Although Treasury Secretary Timothy Geithner told congressional leaders on Tuesday that he learned of AIG's impending $160 million bonus payments to members of its troubled financial-products unit on March 10, sources tell TIME that the New York Federal Reserve informed Treasury staff that the payments were imminent on Feb. 28. That is 10 days before Treasury staffers say they first learned "full details" of the bonus plan, and three days before the Administration launched a new $30 billion infusion of cash for AIG.

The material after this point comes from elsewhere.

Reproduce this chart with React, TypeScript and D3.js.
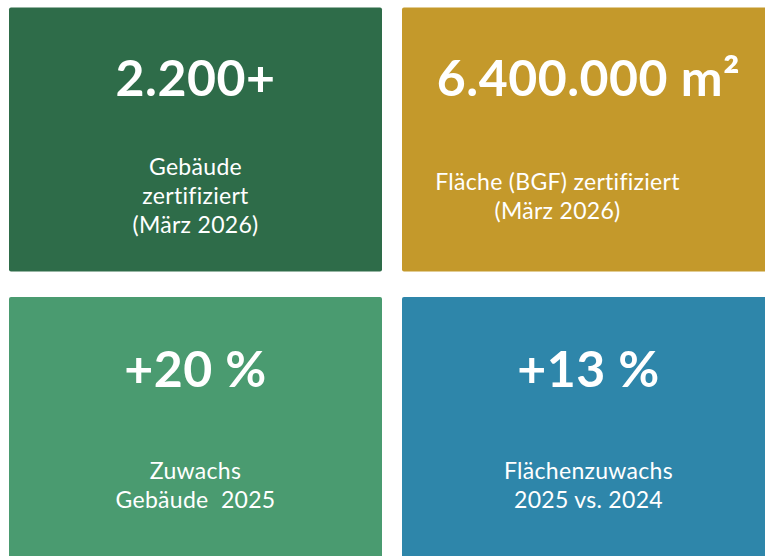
import React from "react";
import * as d3 from "d3";

const tileValues = ["2.200+", "6.400.000 m²", "+20 %", "+13 %"];
const tileLabels = [
  ["Gebäude", "zertifiziert", "(März 2026)"],
  ["Fläche (BGF) zertifiziert", "(März 2026)"],
  ["Zuwachs", "Gebäude  2025"],
  ["Flächenzuwachs", "2025 vs. 2024"],
];
const tileColors = ["#2E6C49", "#C4992B", "#4A9B70", "#2E86AA"];

const W = 765;
const H = 556;
const FONT = "Lato, 'Open Sans', sans-serif";
// layout-only horizontal nudge of the label block in each tile
const labelShift = [0, -31, 0, 0];

export default function App() {
  const col = d3.scaleBand<number>().domain([0, 1]).range([9, 775]).paddingInner(20 / 393).paddingOuter(0);
  const row = d3.scaleBand<number>().domain([0, 1]).range([7.5, 561]).paddingInner(25.5 / 289.5).paddingOuter(0);
  const bw = col.bandwidth();
  const bh = row.bandwidth();
  const lineH = 29;

  return (
    <svg
      width={W}
      height={H}
      style={{ position: "absolute", left: 0, top: 0, fontVariantLigatures: "none" }}
      fontFamily={FONT}
    >
      <rect width={W} height={H} fill="#ffffff" />
      {tileValues.map((v, i) => {
        const c = i % 2;
        const r = Math.floor(i / 2);
        const x = col(c)!;
        const y = row(r)!;
        const cx = x + bw / 2;
        const labels = tileLabels[i];
        const n = labels.length;
        return (
          <g key={i}>
            <rect x={x} y={y} width={bw} height={bh} rx={2} fill={tileColors[i]} />
            <text
              x={cx}
              y={y + 88 + r * 1.5}
              textAnchor="middle"
              fill="#fff"
              fontWeight={700}
              fontSize={50}
              letterSpacing={0.5}
              style={{ fontVariantLigatures: "none" }}
            >
              {v}
            </text>
            {labels.map((l, j) => (
              <text
                key={j}
                x={cx + labelShift[i]}
                y={y + 196.5 + (j - (n - 1) / 2) * lineH}
                textAnchor="middle"
                fill="#fff"
                fontSize={23}
                letterSpacing={0.3}
                style={{ whiteSpace: "pre", fontVariantLigatures: "none" }}
              >
                {l}
              </text>
            ))}
          </g>
        );
      })}
    </svg>
  );
}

"Treasury staff was informed about the new bonuses in a Feb. 28 memo that the March 15 [bonus-payment] date was upcoming," a Federal Reserve source tells TIME. A Treasury Department source, speaking on background, confirmed the e-mail memo and its contents, saying, "Everybody knew that [AIG] had a retention issue." (See the top 10 financial collapses of 2008.)

The New York Fed even went so far as to warn Treasury staffers that the bonuses were a hot-button issue. In the past, the memo says, the "retention," or bonus, issue has drawn the attention of both Capitol Hill staffers and the media. The New York Federal Reserve forwarded further details of the plan to Treasury on March 5 and even more specifics in a March 9 memo, which Treasury officials had previously said was their first detailed warning of the bonus trouble.

The Treasury Department official says the fault appears to lie with career staffers at the department who failed to report the imminent bonus deadline up the chain to Geithner. This failure may be a by-product of the difficulty Geithner has had staffing up at Treasury. But he still has personal vulnerability on the issue. It was Geithner, as head of the New York Federal Reserve, who negotiated the AIG bailout last September. At that time, he could have sought to get bonuses repealed as part of the massive government loan.

Geithner's supporters argue that the AIG bailout was pulled together in less than one business day and that it's understandable that the bonus issue was not central to those negotiations. They also argue that in subsequent negotiations with AIG and others about further infusions of government cash, Geithner has imposed tough conditions limiting bonuses and executive compensation.

Geithner received solid backing from President Barack Obama on the South Lawn on Wednesday before the President left for California. "I have complete confidence in Tim Geithner and my entire economic team," Obama said. "Nobody is working harder than this guy. He is making all the right moves in terms of playing a bad hand."